First, note that the vector chain rule requires summations (see here). Second, to be certain of getting all gradient components, you should always introduce a new subscript letter for the component in the denominator of the partial derivative. So to fully write out the gradient with the full chain rule, we have
$$\frac{\partial E}{\partial w_{pq}}=\sum_i \frac{\partial E}{\partial o_i}\frac{\partial o_i}{\partial w_{pq}}$$
and
$$\frac{\partial o_i}{\partial w_{pq}}=\sum_k \frac{\partial o_i}{\partial z_k}\frac{\partial z_k}{\partial w_{pq}}$$
so
$$\frac{\partial E}{\partial w_{pq}}=\sum_i \left[ \frac{\partial E}{\partial o_i}\left(\sum_k \frac{\partial o_i}{\partial z_k}\frac{\partial z_k}{\partial w_{pq}}\right) \right]$$
In practice the full summations reduce, because you get a lot of $\delta_{ab}$ terms. Although it involves a lot of perhaps "extra" summations and subscripts, using the full chain rule will ensure you always get the correct result.
Second derivative is just a derivative over a derivative.
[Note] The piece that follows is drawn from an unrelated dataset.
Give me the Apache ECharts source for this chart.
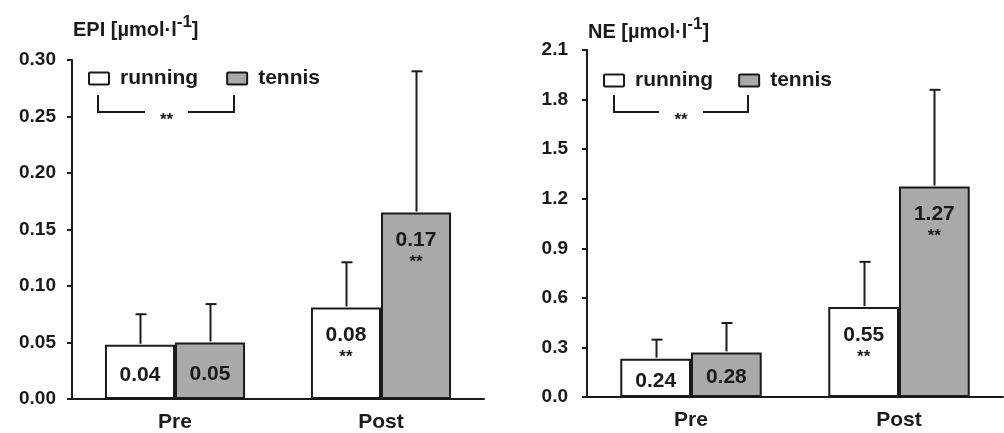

So you differentiate with respect to one weight and for the function that you get after differentiation you need to differentiate again with respect to the same or some other weight.
$$\frac{d^2J}{dW^{(1)} dW^{(2)}} = \frac{d}{dW^{(1)}} \frac{dJ}{dW^{(2)}}= \frac{d}{dW^{(2)}} \frac{dJ}{dW^{(1)}}$$
Gradient is a function, for instance if
$$g^{(1)} = \frac{dJ}{dW^{(1)}}$$
$$g^{(2)} = \frac{dJ}{dW^{(2)}}$$
then
$$\frac{d^2J}{dW^{(1)} dW^{(2)}} = \frac{dg^{(2)}}{dW^{(1)}} = \frac{dg^{(1)}}{dW^{(2)}}$$
Updated:
It is difficult to find gradient and hessian for the complex networks. Typically, people use automatic differentiation. It uses chain rule to calculate gradients based on the defined computational graph, so you don't need to worry about the calculus.
Best Answer
The final
matrixis already a matrix of derivatives $\frac{\partial y}{\partial z}$. Every element $i, j$ of the matrix correspond to the single derivative of form $\frac{\partial y_i}{\partial z_j}$.One usually expects to compute gradients for the backpropagation algorithm but those can be computed only for scalars. In this case the $y$ is a vector hence we stack the gradients of it's components (a single component of $y$ vector is a scalar) forming a Jacobian matrix:
$$ \frac{\partial y}{\partial z} = \begin{bmatrix} \frac{\partial y_1}{\partial z} \\ \frac{\partial y_2}{\partial z} \\ \frac{\partial y_3}{\partial z} \end{bmatrix} = \begin{bmatrix} \frac{\partial y_1}{\partial z_1} & \frac{\partial y_1}{\partial z_2} & \frac{\partial y_1}{\partial z_3} \\ \frac{\partial y_2}{\partial z_1} & \frac{\partial y_2}{\partial z_2} & \frac{\partial y_2}{\partial z_3} \\ \frac{\partial y_3}{\partial z_1} & \frac{\partial y_3}{\partial z_2} & \frac{\partial y_3}{\partial z_3} \end{bmatrix} = \begin{bmatrix}y_1(1-y_1) & -y_1y_2 & -y_1y_3 \\-y_1y_2 & y_2(1-y_2) & -y_2y_3\\-y_1y_3 &-y_2y_3 & y_3(1-y_3)\end{bmatrix} $$
Note however that in backpropagation we would usually compute the gradient of some loss function $L$. Since it is a scalar we can compute it's gradient wrt. $z$:
$$ \frac{\partial L}{\partial z} = \frac{\partial L}{\partial y} \frac{\partial y}{\partial z} $$
The component $\frac{\partial L}{\partial y}$ is a gradient (i.e. vector) which should be computed in the previous step of the backpropagation and depends on the actual loss function form (e.g. cross-entropy or MSE). The second component is the matrix shown above. By multiplying the vector $\frac{\partial L}{\partial y}$ by the matrix $\frac{\partial y}{\partial x}$ we get another vector $\frac{\partial L}{\partial x}$ which is suitable for another backpropagation step.
Note that the formula for $\frac{\partial L}{\partial z}$ might be a little difficult to derive in the vectorized form as shown above. It should be easier to start by computing the derivatives for single elements and vectorizing the equation later:
$$ \frac{\partial L}{\partial z_j} = \sum_i \frac{\partial L}{\partial y_i} \frac{\partial y_i}{\partial z_j} $$
The above equation for a single element of $\frac{\partial L}{\partial z}$ is equivalent to the vectorized form above. One could convince himself/herself by comparing this equation to the way the vector-matrix multiplication works.